## BEGIN DATA

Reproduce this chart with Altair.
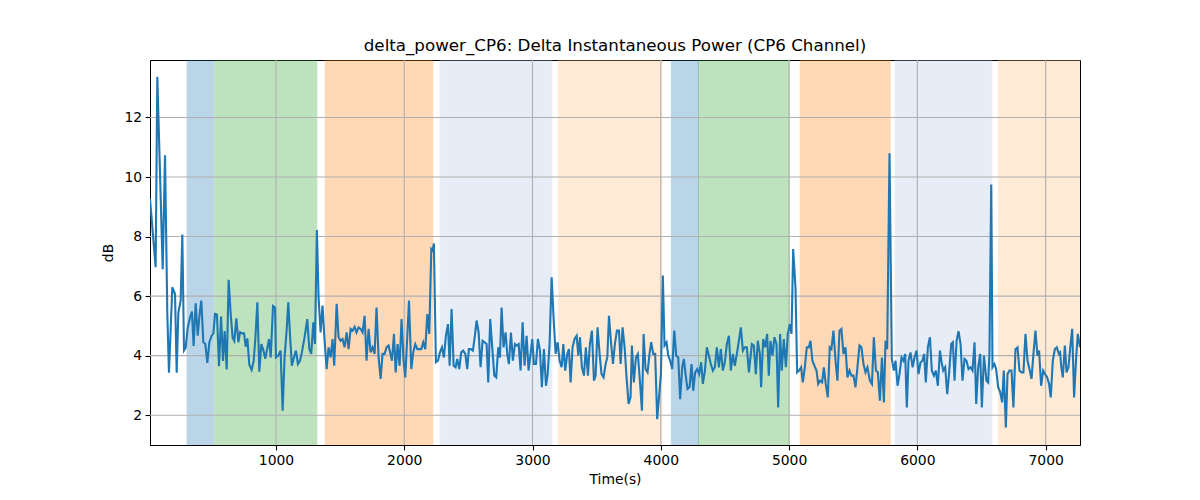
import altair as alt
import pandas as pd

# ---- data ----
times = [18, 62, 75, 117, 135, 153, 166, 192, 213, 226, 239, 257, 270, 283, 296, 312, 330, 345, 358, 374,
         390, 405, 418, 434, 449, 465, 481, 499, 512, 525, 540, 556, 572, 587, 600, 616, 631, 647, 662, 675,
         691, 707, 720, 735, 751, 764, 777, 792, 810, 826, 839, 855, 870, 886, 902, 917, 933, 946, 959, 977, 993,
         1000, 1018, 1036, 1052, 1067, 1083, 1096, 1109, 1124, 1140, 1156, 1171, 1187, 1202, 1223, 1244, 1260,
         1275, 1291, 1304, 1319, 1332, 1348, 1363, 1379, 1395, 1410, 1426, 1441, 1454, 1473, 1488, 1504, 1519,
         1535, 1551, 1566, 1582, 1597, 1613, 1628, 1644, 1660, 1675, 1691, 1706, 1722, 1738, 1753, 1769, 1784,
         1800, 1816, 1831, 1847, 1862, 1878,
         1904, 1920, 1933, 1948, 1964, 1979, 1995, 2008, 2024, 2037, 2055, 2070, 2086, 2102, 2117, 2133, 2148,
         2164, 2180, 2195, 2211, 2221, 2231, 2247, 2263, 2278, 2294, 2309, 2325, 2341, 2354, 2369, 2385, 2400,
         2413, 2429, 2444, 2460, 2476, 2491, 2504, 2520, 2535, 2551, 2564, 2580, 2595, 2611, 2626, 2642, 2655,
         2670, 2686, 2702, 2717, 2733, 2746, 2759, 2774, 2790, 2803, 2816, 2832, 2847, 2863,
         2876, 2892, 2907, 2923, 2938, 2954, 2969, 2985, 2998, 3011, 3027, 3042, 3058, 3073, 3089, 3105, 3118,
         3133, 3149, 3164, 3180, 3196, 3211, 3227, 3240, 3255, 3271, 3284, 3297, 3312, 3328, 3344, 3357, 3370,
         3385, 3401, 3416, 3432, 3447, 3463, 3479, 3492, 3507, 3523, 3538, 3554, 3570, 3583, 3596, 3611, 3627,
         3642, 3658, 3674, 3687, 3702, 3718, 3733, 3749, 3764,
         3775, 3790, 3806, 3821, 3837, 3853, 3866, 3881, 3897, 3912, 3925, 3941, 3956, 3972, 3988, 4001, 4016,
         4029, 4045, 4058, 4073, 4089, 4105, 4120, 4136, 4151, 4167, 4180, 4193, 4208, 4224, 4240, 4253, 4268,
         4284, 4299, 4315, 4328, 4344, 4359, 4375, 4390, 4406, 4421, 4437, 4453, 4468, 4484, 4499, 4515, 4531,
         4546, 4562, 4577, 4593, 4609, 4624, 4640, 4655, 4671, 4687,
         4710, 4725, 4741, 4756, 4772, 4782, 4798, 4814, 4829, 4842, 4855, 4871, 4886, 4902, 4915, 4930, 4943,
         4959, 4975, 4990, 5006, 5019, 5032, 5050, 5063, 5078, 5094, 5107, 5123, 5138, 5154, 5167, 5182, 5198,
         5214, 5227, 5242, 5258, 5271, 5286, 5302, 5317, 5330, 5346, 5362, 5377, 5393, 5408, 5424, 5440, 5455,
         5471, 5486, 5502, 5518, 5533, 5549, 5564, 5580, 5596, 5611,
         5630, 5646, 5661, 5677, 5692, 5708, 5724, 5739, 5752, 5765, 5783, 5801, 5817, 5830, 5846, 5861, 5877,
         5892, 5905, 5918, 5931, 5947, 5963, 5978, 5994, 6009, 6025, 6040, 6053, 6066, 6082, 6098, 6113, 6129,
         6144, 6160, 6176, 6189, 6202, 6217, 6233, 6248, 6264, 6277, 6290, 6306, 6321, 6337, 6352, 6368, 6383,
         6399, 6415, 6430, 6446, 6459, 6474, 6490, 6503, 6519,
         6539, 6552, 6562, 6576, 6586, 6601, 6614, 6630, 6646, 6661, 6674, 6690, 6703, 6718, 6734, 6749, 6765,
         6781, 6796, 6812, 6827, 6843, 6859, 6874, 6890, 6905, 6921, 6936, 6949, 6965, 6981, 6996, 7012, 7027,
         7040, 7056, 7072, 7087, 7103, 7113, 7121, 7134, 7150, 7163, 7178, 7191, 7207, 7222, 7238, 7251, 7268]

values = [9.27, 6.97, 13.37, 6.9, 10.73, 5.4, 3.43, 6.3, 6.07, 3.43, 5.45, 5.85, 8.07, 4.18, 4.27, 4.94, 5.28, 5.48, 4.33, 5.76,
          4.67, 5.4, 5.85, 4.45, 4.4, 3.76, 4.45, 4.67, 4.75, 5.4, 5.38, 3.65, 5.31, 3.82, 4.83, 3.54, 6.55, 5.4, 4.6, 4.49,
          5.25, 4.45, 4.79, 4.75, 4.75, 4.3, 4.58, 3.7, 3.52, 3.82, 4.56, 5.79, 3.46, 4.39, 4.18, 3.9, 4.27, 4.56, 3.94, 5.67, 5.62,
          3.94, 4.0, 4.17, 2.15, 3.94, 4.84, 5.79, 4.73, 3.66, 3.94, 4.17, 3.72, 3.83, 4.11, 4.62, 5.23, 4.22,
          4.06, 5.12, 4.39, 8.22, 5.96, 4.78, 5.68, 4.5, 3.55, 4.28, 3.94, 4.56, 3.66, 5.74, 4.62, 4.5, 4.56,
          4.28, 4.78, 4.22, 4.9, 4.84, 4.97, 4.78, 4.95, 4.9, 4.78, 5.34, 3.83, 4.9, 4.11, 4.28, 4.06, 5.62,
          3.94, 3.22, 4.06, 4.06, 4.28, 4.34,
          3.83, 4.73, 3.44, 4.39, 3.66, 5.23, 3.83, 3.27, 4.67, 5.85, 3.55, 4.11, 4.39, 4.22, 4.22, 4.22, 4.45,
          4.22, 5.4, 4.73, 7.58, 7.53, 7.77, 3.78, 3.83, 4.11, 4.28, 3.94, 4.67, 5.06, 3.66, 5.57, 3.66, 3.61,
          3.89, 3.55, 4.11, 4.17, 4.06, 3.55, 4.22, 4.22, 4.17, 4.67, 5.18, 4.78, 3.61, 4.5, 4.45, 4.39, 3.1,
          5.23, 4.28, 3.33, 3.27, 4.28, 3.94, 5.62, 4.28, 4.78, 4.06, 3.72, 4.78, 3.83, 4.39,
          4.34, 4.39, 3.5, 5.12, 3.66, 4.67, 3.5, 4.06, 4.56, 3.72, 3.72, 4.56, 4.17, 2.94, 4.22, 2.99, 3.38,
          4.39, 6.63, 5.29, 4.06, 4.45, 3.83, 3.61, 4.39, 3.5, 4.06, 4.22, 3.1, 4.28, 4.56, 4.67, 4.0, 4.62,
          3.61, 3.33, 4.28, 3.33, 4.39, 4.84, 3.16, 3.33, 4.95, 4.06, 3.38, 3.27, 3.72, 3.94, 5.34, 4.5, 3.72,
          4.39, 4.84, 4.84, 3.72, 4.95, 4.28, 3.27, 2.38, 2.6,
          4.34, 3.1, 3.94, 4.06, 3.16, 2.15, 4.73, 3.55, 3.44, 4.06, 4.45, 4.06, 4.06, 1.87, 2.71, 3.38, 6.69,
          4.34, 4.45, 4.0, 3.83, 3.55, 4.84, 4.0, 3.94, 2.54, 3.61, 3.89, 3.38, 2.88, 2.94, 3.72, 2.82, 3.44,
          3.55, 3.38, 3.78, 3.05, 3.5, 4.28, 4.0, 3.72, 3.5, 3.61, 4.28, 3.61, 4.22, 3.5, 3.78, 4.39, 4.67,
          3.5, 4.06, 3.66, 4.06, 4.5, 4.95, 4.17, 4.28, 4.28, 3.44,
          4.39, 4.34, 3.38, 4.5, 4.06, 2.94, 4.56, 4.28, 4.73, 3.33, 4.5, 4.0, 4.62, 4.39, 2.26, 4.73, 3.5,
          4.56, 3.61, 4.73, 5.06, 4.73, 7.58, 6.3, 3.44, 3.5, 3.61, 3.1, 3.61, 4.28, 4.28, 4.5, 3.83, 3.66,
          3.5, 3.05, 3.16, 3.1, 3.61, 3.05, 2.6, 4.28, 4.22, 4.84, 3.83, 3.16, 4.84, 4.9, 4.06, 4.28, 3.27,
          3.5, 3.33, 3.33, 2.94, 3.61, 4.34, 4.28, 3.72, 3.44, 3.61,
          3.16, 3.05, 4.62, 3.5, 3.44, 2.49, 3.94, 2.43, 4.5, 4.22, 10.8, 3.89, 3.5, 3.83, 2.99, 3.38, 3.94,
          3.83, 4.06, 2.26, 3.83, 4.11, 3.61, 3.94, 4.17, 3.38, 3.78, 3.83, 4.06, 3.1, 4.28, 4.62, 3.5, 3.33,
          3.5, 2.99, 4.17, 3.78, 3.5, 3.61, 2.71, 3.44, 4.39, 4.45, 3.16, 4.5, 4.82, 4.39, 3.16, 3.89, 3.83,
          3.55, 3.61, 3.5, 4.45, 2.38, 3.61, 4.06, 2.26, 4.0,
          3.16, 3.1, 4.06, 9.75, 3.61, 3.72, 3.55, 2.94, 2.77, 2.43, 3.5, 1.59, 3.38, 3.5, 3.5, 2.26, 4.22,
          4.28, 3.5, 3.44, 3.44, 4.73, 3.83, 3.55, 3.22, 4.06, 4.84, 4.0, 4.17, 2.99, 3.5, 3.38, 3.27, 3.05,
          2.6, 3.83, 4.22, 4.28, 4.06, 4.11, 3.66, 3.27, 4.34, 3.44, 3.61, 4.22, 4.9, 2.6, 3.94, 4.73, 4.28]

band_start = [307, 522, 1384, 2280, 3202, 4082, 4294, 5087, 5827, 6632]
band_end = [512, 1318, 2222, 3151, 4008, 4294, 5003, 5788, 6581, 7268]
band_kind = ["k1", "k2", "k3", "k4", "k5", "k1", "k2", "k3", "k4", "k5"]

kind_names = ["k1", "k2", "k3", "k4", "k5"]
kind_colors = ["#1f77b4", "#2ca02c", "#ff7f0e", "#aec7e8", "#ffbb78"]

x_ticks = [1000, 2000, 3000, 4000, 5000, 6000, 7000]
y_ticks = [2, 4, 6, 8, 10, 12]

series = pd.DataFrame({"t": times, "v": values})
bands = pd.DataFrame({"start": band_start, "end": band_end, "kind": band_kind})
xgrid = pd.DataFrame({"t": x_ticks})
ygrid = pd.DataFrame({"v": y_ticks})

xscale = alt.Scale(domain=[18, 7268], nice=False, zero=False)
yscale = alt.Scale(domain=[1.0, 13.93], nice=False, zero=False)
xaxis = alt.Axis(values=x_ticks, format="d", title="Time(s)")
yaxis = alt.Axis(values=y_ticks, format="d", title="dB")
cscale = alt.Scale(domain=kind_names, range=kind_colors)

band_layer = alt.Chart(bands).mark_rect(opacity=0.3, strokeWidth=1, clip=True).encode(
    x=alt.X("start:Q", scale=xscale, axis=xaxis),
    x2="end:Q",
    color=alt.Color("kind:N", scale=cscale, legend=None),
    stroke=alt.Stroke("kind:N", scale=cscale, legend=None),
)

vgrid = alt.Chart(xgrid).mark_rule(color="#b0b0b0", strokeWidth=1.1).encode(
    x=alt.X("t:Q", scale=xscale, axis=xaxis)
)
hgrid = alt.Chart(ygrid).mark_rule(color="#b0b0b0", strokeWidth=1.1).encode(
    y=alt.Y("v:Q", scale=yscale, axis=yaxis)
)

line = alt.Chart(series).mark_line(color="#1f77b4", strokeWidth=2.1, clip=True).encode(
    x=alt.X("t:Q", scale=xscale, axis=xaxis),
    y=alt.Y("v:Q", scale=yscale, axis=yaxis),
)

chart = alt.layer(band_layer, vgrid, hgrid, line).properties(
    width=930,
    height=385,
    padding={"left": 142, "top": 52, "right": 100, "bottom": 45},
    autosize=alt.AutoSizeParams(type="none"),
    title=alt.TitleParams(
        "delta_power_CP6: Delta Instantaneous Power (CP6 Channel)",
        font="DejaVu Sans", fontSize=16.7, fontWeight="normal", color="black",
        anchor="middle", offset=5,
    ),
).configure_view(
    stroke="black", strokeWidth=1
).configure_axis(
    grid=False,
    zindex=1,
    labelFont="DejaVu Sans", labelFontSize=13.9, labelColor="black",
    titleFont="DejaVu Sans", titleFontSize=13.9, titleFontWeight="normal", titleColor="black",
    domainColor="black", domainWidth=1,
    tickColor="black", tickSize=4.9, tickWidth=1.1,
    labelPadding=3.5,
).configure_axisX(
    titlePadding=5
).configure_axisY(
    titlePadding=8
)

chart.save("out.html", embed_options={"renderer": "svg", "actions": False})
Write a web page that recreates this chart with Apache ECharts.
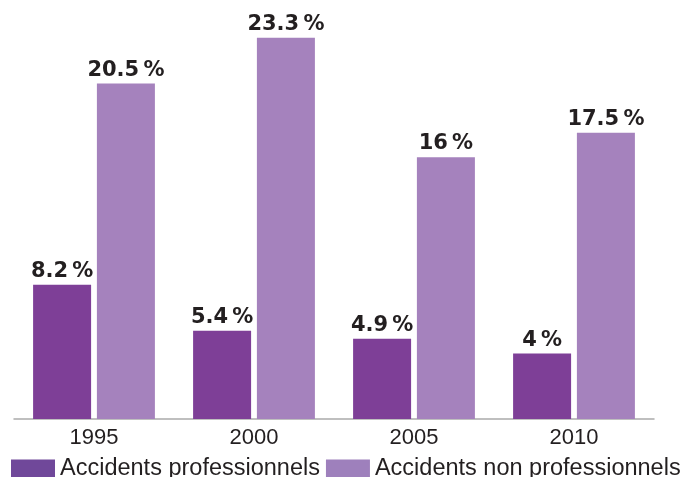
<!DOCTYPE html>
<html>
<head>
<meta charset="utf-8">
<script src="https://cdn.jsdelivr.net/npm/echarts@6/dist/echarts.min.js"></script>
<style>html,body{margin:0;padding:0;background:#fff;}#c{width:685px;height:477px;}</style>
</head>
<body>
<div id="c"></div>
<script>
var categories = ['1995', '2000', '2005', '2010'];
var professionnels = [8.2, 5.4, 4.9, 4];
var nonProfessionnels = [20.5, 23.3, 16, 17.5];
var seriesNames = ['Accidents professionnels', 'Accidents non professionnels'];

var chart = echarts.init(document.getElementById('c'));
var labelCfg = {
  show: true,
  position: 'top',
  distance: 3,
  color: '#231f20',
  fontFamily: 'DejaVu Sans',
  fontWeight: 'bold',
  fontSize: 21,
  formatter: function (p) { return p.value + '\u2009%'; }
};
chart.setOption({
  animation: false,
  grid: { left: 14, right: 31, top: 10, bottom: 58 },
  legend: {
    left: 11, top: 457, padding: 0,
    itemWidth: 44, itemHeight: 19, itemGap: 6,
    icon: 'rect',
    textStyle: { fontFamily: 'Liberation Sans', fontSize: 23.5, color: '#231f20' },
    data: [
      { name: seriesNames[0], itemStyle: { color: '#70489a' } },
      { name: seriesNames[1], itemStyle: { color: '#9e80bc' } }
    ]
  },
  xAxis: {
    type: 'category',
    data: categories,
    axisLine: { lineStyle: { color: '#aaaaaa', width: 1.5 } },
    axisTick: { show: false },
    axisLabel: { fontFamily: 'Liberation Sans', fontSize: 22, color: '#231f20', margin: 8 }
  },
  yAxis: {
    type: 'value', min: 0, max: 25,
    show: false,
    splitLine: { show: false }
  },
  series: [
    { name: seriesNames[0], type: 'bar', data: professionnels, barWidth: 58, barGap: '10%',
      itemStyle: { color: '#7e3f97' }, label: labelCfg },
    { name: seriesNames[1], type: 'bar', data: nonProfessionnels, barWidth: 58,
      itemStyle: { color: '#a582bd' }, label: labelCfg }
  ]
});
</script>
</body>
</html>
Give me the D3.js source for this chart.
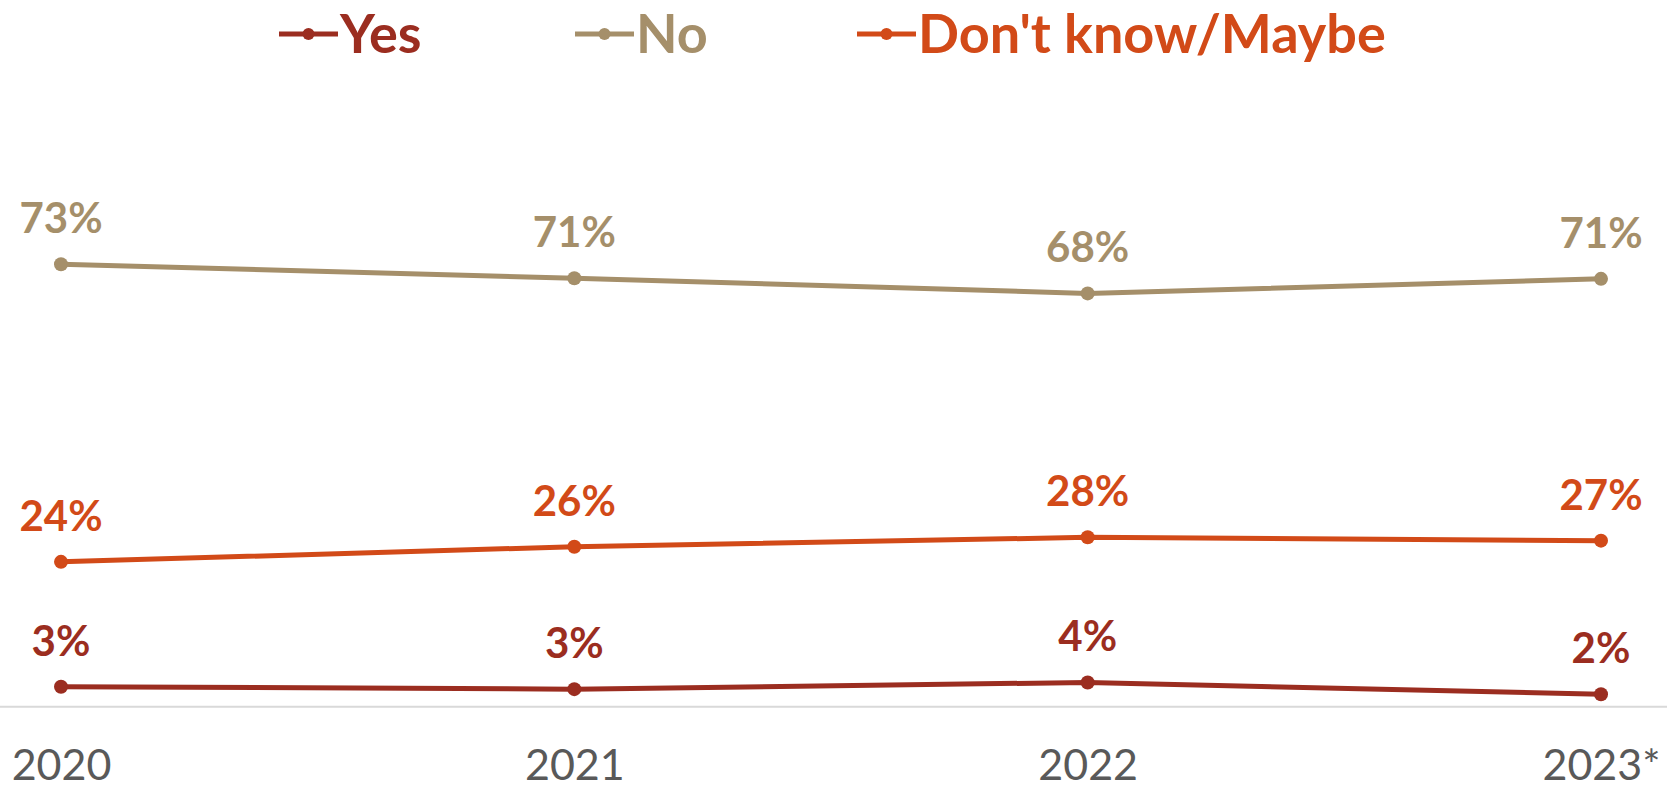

## END DATA

Could you repeat exactly the lines from the first one of the records above through the line containing "import pandas as pd", leaving out any pictures?

### EXPECTED ANSWER
Reproduce this chart with Altair.
import altair as alt
import pandas as pd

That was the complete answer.